A arbitragem, em princípio, buscará viabilizar a decisão das Partes que se comprometeram a submeter os litígios que viessem a surgir com relação ao contrato. É possível que a arbitragem possa definir valores, mesmo diante da ocorrência de irregularidade em aditivos, já que caberá ao arbitro ou árbitros, que tenha ou tenham a confiança das partes e com conhecimento compatível com a natureza do litígio, agir para dirimir questões dessa natureza.

O Decreto prevê a obediência ao princípio da legalidade e das normas brasileiras, sendo certo que é obrigação da Administração velar pela higidez da equação econômico-financeira do contrato administrativo e pagar todo serviço efetivamente prestado, ainda que irregular o pacto, de modo que questões relacionadas a esses temas podem ser resolvidas em simultaneamente no juízo arbitral.

Como vê a possibilidade de arbitragem para tratar do inadimplemento de obrigações contratuais? Acredita que o governo conseguiria agilizar a entrega de concessões ou a retomada de obras paradas dessa maneira? 

O Decreto pode auxiliar, pois nos casos em que há prejuízo à prestação adequada do serviço ou à operação da infraestrutura ou inibir investimentos considerados prioritários, a adoção da arbitragem, que possui um prazo máximo definido, é preferencial. 

O decreto também permite arbitragem em caso de inadimplemento da União. O sr. acredita que isso possa ser resolvido via arbitral? Se o caso é de arbitragem, portanto mais ágil e sem possibilidade de recurso, como tornar mais rápido o pagamento do governo em caso de derrota arbitral? 

Assim como em um processo judicial, as condenações da Administração deverão ser pagas através de precatório, entretanto, o Decreto prevê expressamente a possibilidades das partes transigirem, por exemplo, com substituição da indenização pela repactuação ou o reajustamento do contrato, implicando em aumento do seu valor global, compensações, etc. 

Como vê a possibilidade de um processo arbitral sigiloso determinar o valor de indenização de concessionários em caso de relicitação?

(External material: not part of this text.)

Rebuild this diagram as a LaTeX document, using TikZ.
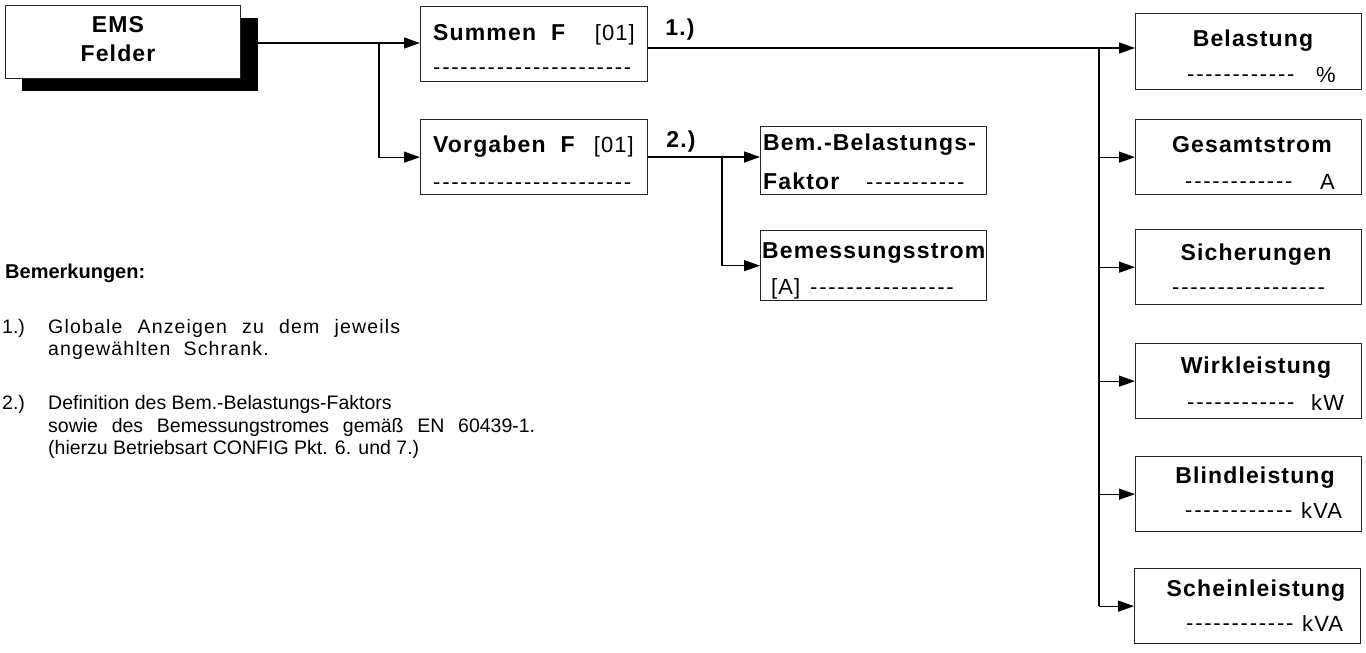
\documentclass[tikz,border=0pt]{standalone}
\usepackage{fontspec}
\setmainfont{Liberation Sans}
\newfontfamily\tfont{Liberation Sans}[LetterSpace=5]
\newfontfamily\dfont{Liberation Sans}[LetterSpace=8]
\newfontfamily\rfont{Liberation Sans}[LetterSpace=5]
\newfontfamily\lfont{Liberation Sans}[LetterSpace=6]
\usetikzlibrary{arrows.meta}
\begin{document}
\begin{tikzpicture}[x=1pt,y=-1pt,
  box/.style={draw=black!85, line width=1.3pt, fill=white, rectangle, inner sep=0pt, anchor=north west},
  ttl/.style={font=\tfont\bfseries\fontsize{23}{27}\selectfont, inner sep=0pt, anchor=base},
  ttlw/.style={ttl, anchor=base west},
  reg/.style={font=\fontsize{19.5}{24}\selectfont, inner sep=0pt, anchor=base west},
  unit/.style={font=\rfont\fontsize{22}{26}\selectfont, inner sep=0pt, anchor=base west},
  unite/.style={unit, anchor=base east},
  dsh/.style={font=\dfont\fontsize{22}{26}\selectfont, inner sep=0pt, anchor=base west},
  conn/.style={line width=1.3pt},
  arr/.style={conn, -{Triangle[length=16pt,width=11pt]}}
]
\useasboundingbox (0,0) rectangle (1366,653);

% EMS box with shadow
\node[fill=black, inner sep=0pt, minimum width=236pt, minimum height=73pt, anchor=north west] (emsshadow) at (22,18) {};
\node[box, minimum width=235pt, minimum height=73pt] (ems) at (5,5) {};
\node[ttl] (emsA) at (118,32) {EMS};
\node[ttl] (emsB) at (118,61) {Felder};

% Summen F
\node[box, minimum width=227pt, minimum height=75pt] (summen) at (420,6) {};
\node[ttlw] (summenT) at (433,40) {Summen\ \ F};
\node[unite] (summenN) at (635,40) {[01]};
\node[dsh] (summenD) at (433,74) {----------------------};

% Vorgaben F
\node[box, minimum width=227pt, minimum height=75pt] (vorgaben) at (420,119) {};
\node[ttlw] (vorgabenT) at (433,152) {Vorgaben\ \ F};
\node[unite] (vorgabenN) at (634,152) {[01]};
\node[dsh] (vorgabenD) at (433,189) {----------------------};

\node[ttl] (lab1) at (680,35) {1.)};
\node[ttl] (lab2) at (681,147) {2.)};

% Bem.-Belastungs-Faktor
\node[box, minimum width=226pt, minimum height=68pt] (bem) at (760,126) {};
\node[ttlw] (bemT) at (763,150) {Bem.-Belastungs-};
\node[ttlw] (bemF) at (763,189) {Faktor};
\node[dsh] (bemD) at (866,189) {-----------};

% Bemessungsstrom
\node[box, minimum width=226pt, minimum height=70pt] (bstrom) at (760,230) {};
\node[ttlw] (bstromT) at (762,258) {Bemessungsstrom};
\node[unit] (bstromA) at (771,294) {[A]};
\node[dsh] (bstromD) at (810,294) {----------------};

% right column
\node[box, minimum width=226pt, minimum height=76pt] (bel) at (1135,13) {};
\node[ttl] (belT) at (1253,46) {Belastung};
\node[dsh] (belD) at (1187,81) {------------};
\node[unit] (belU) at (1316,82) {\%};

\node[box, minimum width=226pt, minimum height=75pt] (ges) at (1135,119) {};
\node[ttl] (gesT) at (1252,152) {Gesamtstrom};
\node[dsh] (gesD) at (1185,188) {------------};
\node[unit] (gesU) at (1320,189) {A};

\node[box, minimum width=226pt, minimum height=75pt] (sich) at (1135,229) {};
\node[ttl] (sichT) at (1256,260) {Sicherungen};
\node[dsh] (sichD) at (1172,294) {-----------------};

\node[box, minimum width=226pt, minimum height=75pt] (wirk) at (1135,343) {};
\node[ttl] (wirkT) at (1256,373) {Wirkleistung};
\node[dsh] (wirkD) at (1187,409) {------------};
\node[unit] (wirkU) at (1311,410) {kW};

\node[box, minimum width=226pt, minimum height=75pt] (blind) at (1135,456) {};
\node[ttl] (blindT) at (1255,483) {Blindleistung};
\node[dsh] (blindD) at (1185,517) {------------};
\node[unit] (blindU) at (1301,518) {kVA};

\node[box, minimum width=226pt, minimum height=75pt] (schein) at (1134,568) {};
\node[ttl] (scheinT) at (1256,596) {Scheinleistung};
\node[dsh] (scheinD) at (1186,630) {------------};
\node[unit] (scheinU) at (1302,631) {kVA};

% connectors
\coordinate (emsout) at (258,43);
\coordinate (b1) at (379,43);
\coordinate (b2) at (1099,48);
\coordinate (b3) at (722,157);
\draw[arr] (emsout) -- (summen.west |- emsout);
\draw[arr] (b1) |- (vorgaben.west);
\draw[conn] (summen.east |- b2) -- (b2);
\draw[arr] (b2) -- (bel.west |- b2);
\draw[conn] (b2) -- (b2 |- schein.west);
\draw[arr] (b2 |- ges.west) -- (ges.west);
\draw[arr] (b2 |- sich.west) -- (sich.west);
\draw[arr] (b2 |- wirk.west) -- (wirk.west);
\draw[arr] (b2 |- blind.west) -- (blind.west);
\draw[arr] (b2 |- schein.west) -- (schein.west);
\draw[conn] (vorgaben.east |- b3) -- (b3);
\draw[arr] (b3) -- (bem.west |- b3);
\draw[arr] (b3) |- (bstrom.west);

% remarks
\node[reg, font=\bfseries\fontsize{20}{24}\selectfont] (remH) at (5,278) {Bemerkungen:};
\node[reg] (r1n) at (2,333) {1.)};
\node[reg, font=\lfont\fontsize{19.5}{24}\selectfont] (r1a) at (48,333) {\makebox[352pt][s]{Globale Anzeigen zu dem jeweils}};
\node[reg, font=\lfont\fontsize{19.5}{24}\selectfont] (r1b) at (48,355) {angewählten\ \ Schrank.};
\node[reg] (r2n) at (2,409) {2.)};
\node[reg] (r2a) at (48,409) {Definition des Bem.-Belastungs-Faktors};
\node[reg] (r2b) at (48,432) {\makebox[487pt][s]{sowie des Bemessungstromes gemäß EN 60439-1.}};
\node[reg] (r2c) at (48,454) {(hierzu Betriebsart CONFIG Pkt. 6. und 7.)};
\end{tikzpicture}
\end{document}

A indenização ao concessionário retirante em caso de relicitação pode ser tratada em procedimento arbitral e que essa será paga pelo vencedor da nova licitação, de modo que é essencial a publicidade. No momento não vislumbro problemas com o tema, visto que, ao contrário do previsto no Código de Processo Civil, o Decreto n. 10.025/2019 prevê que o processo arbitral será público, restringindo-se o sigilo a informações relacionadas a segredos industriais ou comerciais, as quais não são iminentemente de interesse de terceiros.

O sr avalia que casos atualmente em discussão no Judiciário possam migrar para a arbitragem após o decreto? 

O Decreto prevê essa possibilidade, entretanto, a migração depende muito da AGU, visto que foi legado a seus membros a emissão de parecer favorável ou não à medida, em que deverá se avaliar a possibilidade de decisão favorável à Administração Pública e perspectiva de tempo para finalização do processo. A obtenção de tais respostas pode se mostrar difícil.

O Judiciário está pronto para manter decisões arbitrais sem reavaliar o mérito do caso?

A Lei da Arbitragem prevê que “o árbitro é juiz de fato e de direito, e a sentença que proferir não fica sujeita a recurso ou a homologação pelo Poder Judiciário”. De forma geral, vemos que o Poder Judiciário tem respeitado a arbitragem como um instrumento extrajudicial de solução de conflitos, um tema que tem sido bastante debatido pelo Superior Tribunal de Justiça, mesmo antes da criação da Lei da Arbitragem em 1996, e suas decisões têm trilhado esse caminho.